SEIU Illinois files unfair labor claim on home-care work
SPRINGFIELD, Ill. (AP) — The union representing Illinois home-care workers who must abide by new rules limiting overtime hours filed an unfair labor practices charge Friday against Gov. Bruce Rauner’s administration.
In its complaint, SEIU Healthcare Illinois argues that the state Department of Human Services should have negotiated overtime rules with it before they took effect on May 1.
Rauner’s office countered that Human Services isn’t required to discuss changes in federal law. A Human Services spokeswoman chastised the union, likening the complaint to attempting to salvage a system that endorses “slave labor.”
SEIU, which represents about 24,000 workers who make $13 an hour caring for disabled people in their homes to save the higher cost of nursing-home care, submitted the claim to the Illinois Labor Relations Board.
Terri Harkin, vice president in charge of home health care for SEIU, said Rauner is using the policy as leverage to extract concessions in negotiations to replace the union’s contract with the state, which expired June 30.
“In unilaterally implementing the new cap and throwing the system of care in disarray, the Rauner administration has violated the law,” Harkin said in a statement. “But this is not just illegal policy — it hurts people with disabilities.”
A Jan. 1 federal rule decreed that home-care workers on the clock more than 40 hours a week be paid time-and-a-half for overtime. Rauner, managing a state with a multibillion-dollar deficit and no approved budget plan, ordered a limit to overtime. Human Services said additional workers would have to be brought into homes where the caretaker worked more than 40 hours.
Manko said the policy doesn’t ban or cap overtime, but rather it requires workers to justify the hours they report on the job. She said other state agencies and private-sector employers follow such policies. Rauner spokeswoman Catherine Kelly said the government is not required to negotiate over changes in federal law; the union said it is required and the basis for the labor complaint.
The caretakers say it’s impossible to find people to do the sometimes-unpleasant work, part-time, for $13 an hour. An Associated Press analysis last month found that caretakers — usually family members — report working up to 18 hours a day. Before Jan. 1, those hours were paid at straight time.
Manko, who previously suggested it’s fraudulent for workers to claim they are on the clock three-quarters of every day, said she was surprised by SEIU’s labor claim.

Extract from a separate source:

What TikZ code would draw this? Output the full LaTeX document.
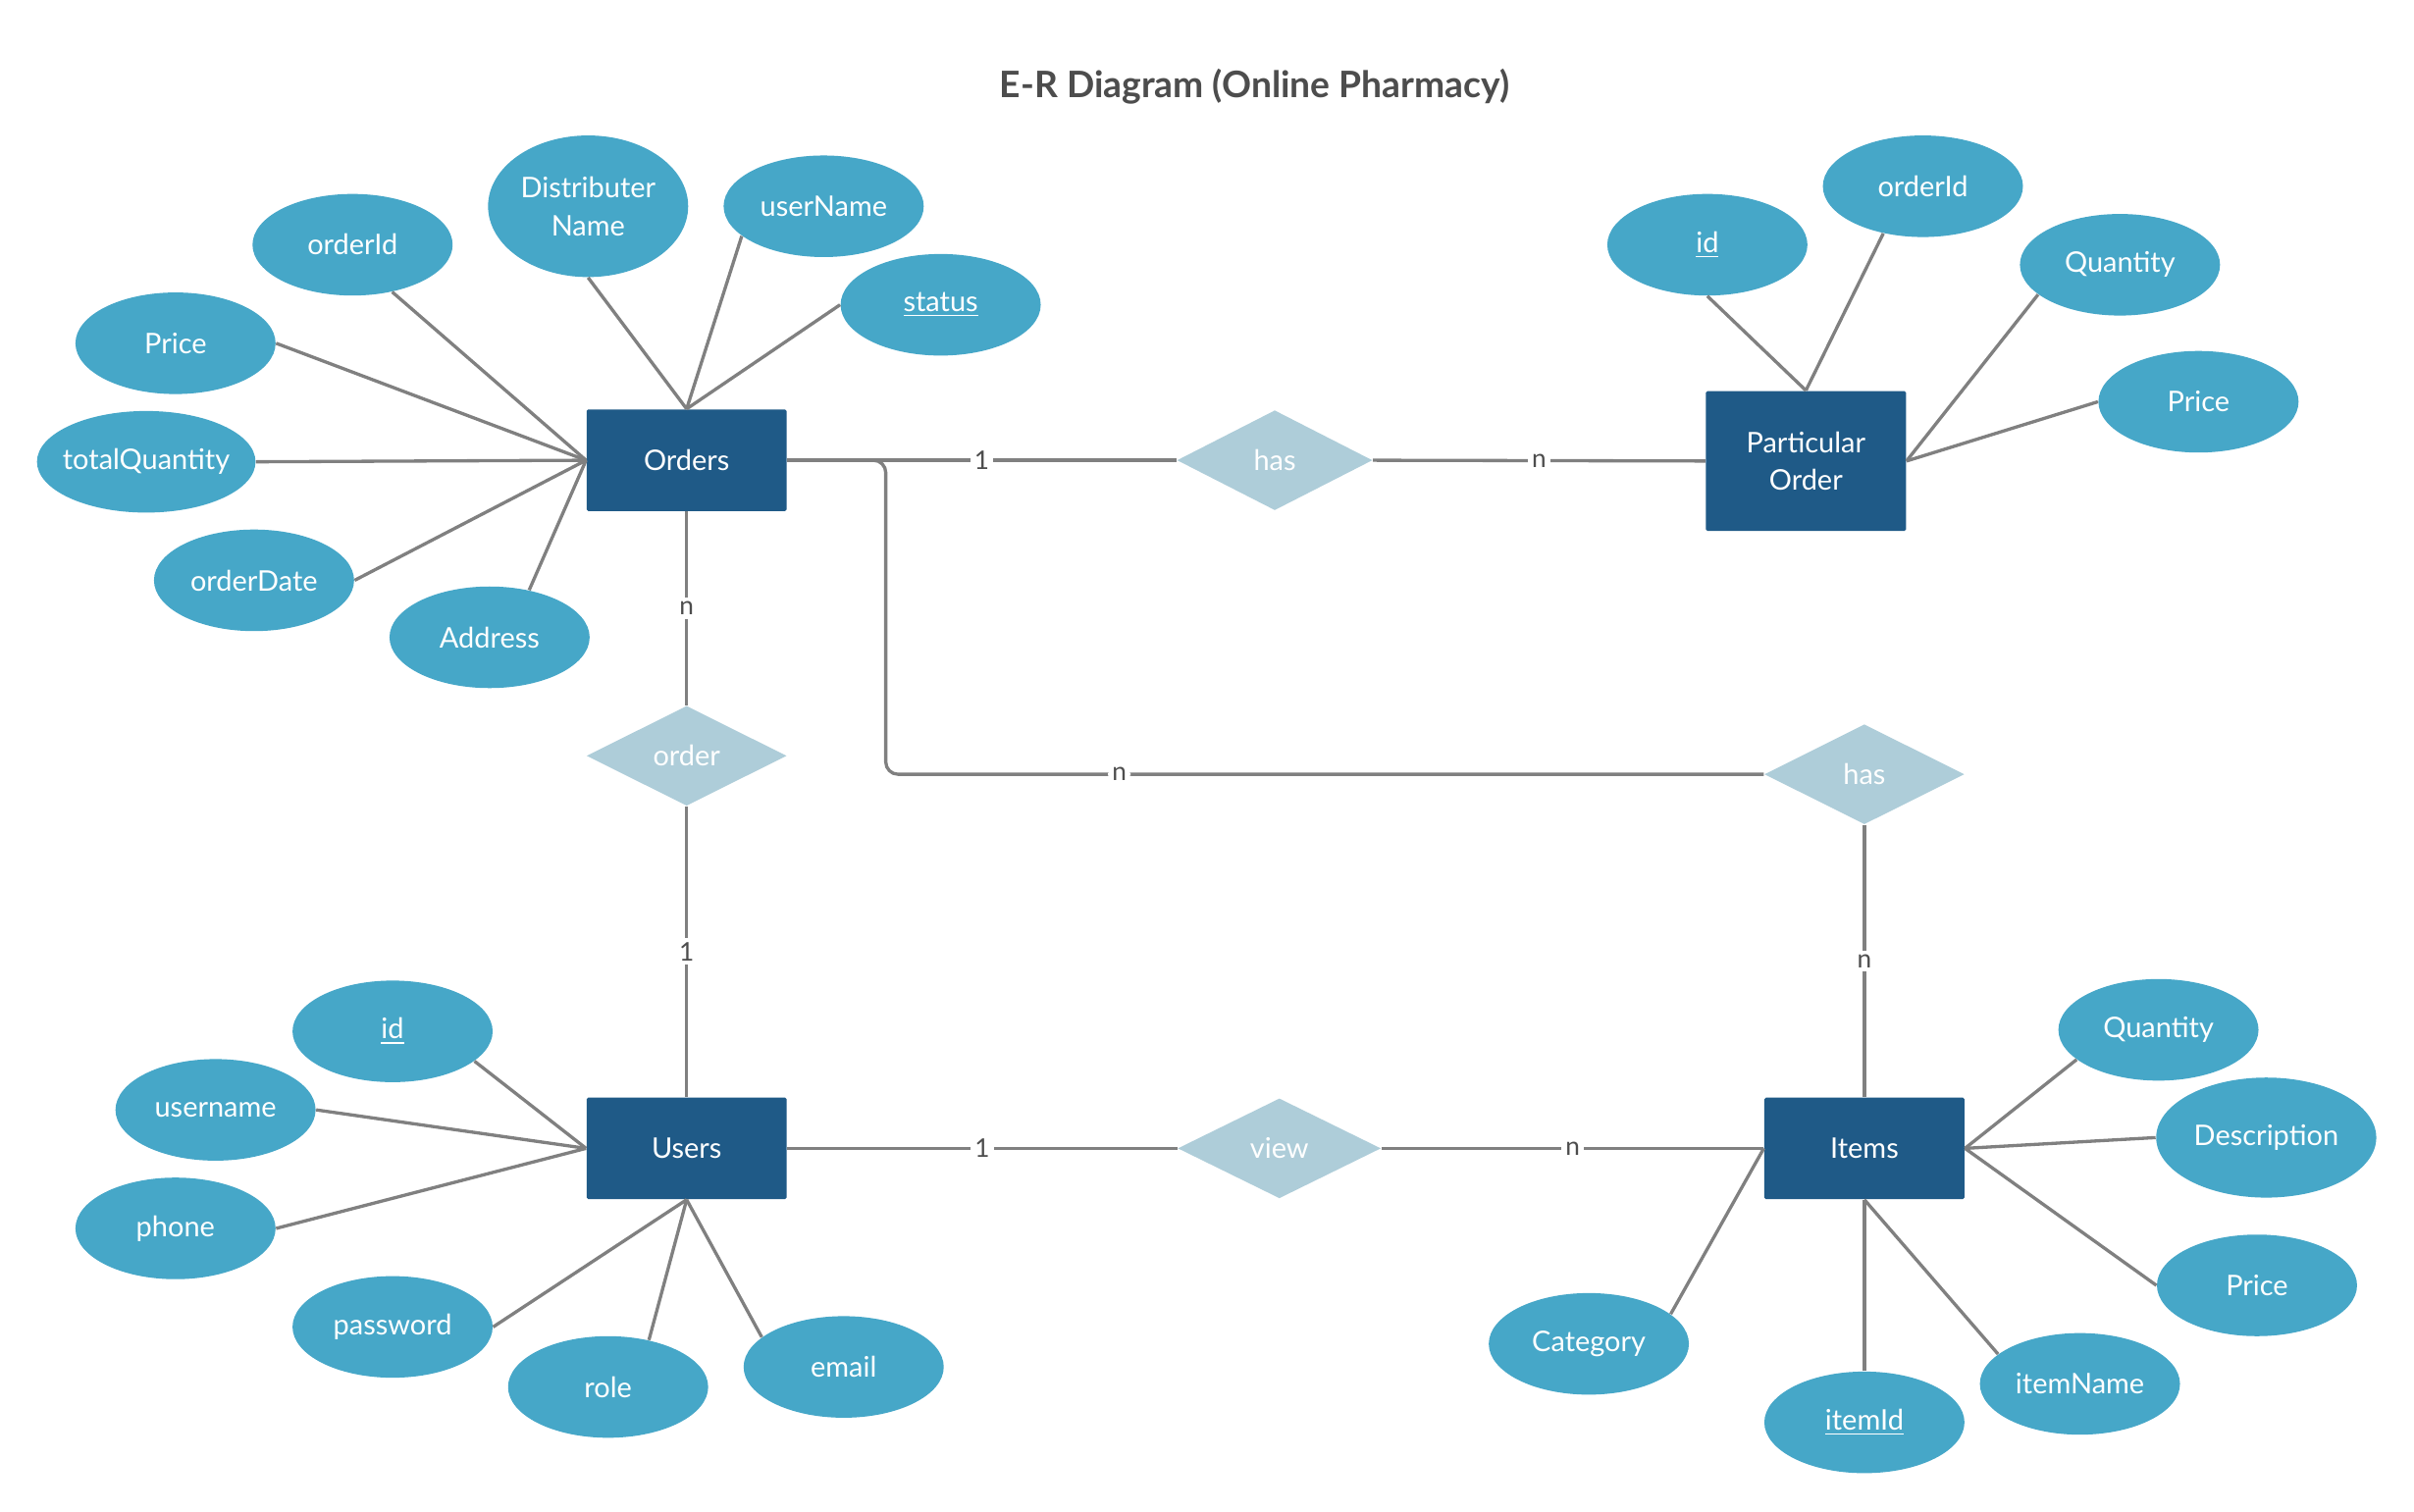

“How can SEIU allow its members to work 90, 115 hours a week?” Manko said. “In any other profession, that would be called slave labor. Yet the very people arguing against the overtime rule are the ones racking up extraordinary hours.”
Melissa Mlynski, executive director of the Illinois Labor Relations Board, said the complaint will be assigned to an investigator who will interview people from both sides. It could take up to three months. Mlynski then would decide whether the issues presented require a hearing before an administrative law judge.